Kriminalkommissarin Alma Oberkofler tritt ihren Dienst als Leiterin der Abteilung Leib und Leben mit einem prominenten Todesopfer an: Landwirtschafts- und Tourismusminister Max Langwieser wird tot in seiner Wohnung aufgefunden. Von seiner Verlobten Jessica fehlt jede Spur, schnell gerät sie ins Zentrum der Ermittlungen. Doch es ist nicht klar, ob der junge, aufstrebende Politiker tatsächlich ermordet wurde oder doch einem unglücklichen Unfall zum Opfer wurde...

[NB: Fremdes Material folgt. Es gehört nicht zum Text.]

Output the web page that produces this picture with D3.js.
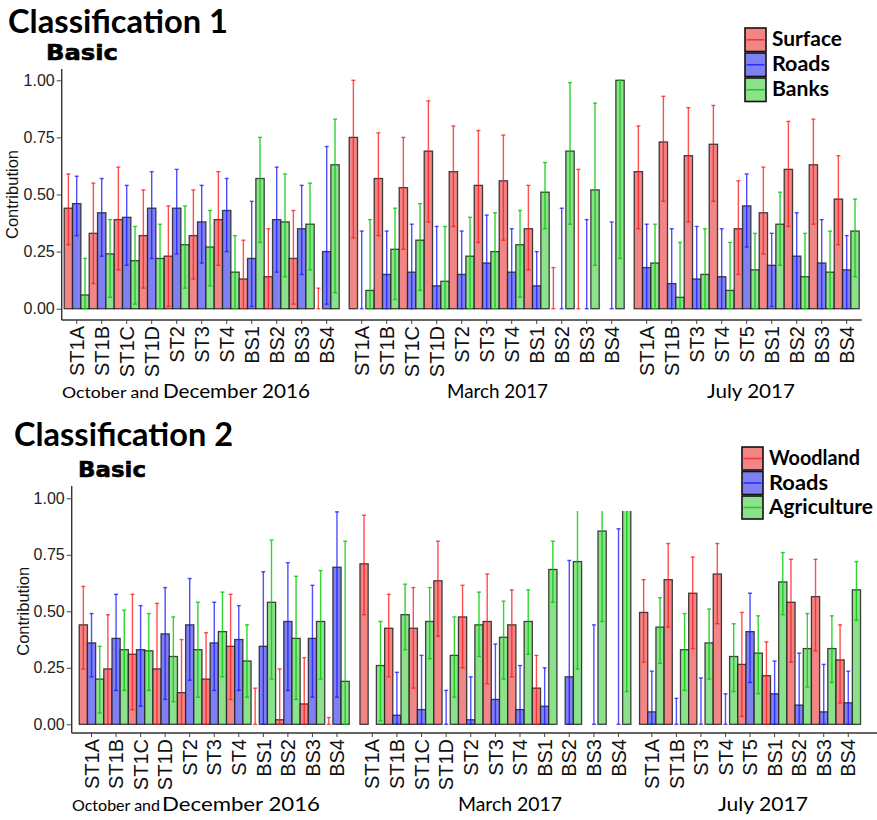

Petra Hartlieb nimmt uns in "Freunderlwirtschaft" mit in die Welt der jungen, konservativen Politikergeneration Österreichs. Sie versucht nachzuzeichnen, was die mutmaßlich neuen Jungpolitiker antreibt und wie sich ihre hehreren Vorhaben durch die Erlangung von Macht verändern. Die Autorin portraitiert ihre Figuren mit Liebe zum Detail - besonders die beiden Hauptfiguren Alma Oberkofler und Jessica Pollauer bekommen eine umfangreiche Biographie. Abwechselnd erfahren wir mehr über ihren Werdegang, die Zeitebene springen regelmäßig zwischen Vergangenheit und Gegenwart. Hartliebs Schreibstil ist kurzweilig, die unterschiedlichen Erzählperspektiven bringen Spannung und Bindung an die Charaktere zugleich, sodass der Krimi weggeht wie warme Semmeln. Besonders schön fand ich, dass wir viel über Beweggründe erfahren haben, warum Alma unbedingt Polizistin werden wollte. Da hier einiges offen blieb, hoffe ich auf eine Fortführung der Geschichte dieser sympathischen Kommissarin. Generell gelingt es der Autorin hervorragend eine interessante Entwicklung der Protagonist:innen aufzubauen. Auch Jessicas Handeln wird nachvollziehbar beschrieben, auch wenn diese Figur für mich nicht ganz so greifbar und ich etwas überrascht war, dass die zumeist naiv gezeichnete Protagonistin dann doch ein ziemliches Maß an Gerissenheit an den Tag legt.

Was ich beim Lesen aber festgestellt habe: auch ich bin politikverdrossen. Besonders diese jungen konservativen Politiker verursachen bei mir nicht nur ein ungutes Bauchgefühl, sondern vielmehr Aggression und absolutes Unverständnis. Dafür kann die Autorin nichts, ihr ist es meines Erachtens hervorragend gelungen, diesen Menschentypus gekonnt nachzuzeichnen. Für meinen Geschmack war das etwas zu viel Realität, beim Lesen bevorzuge ich mich daraus eher zu entfernen, zumindest wenn es um Politik geht. Demnach war bei der Verlauf der Geschichte bis hin zu seinem eher offenen Ende ziemlich vorhersehbar.

Mein Fazit: Freunderlwirtschaft ist ein empfehlenswerter Krimi rund um die jungkonservativen Politiker Österreichs ohne viel Gewalt, der einerseits spannend und äußerst kurzweilige geschrieben ist und es andererseits versteht, ein treffendes Portrait seiner Protagonist:innen zu zeichnen. Für Kenner:innen der österreichischen Politik dürften sich die Überraschungsmomente allerdings in Grenzen halten.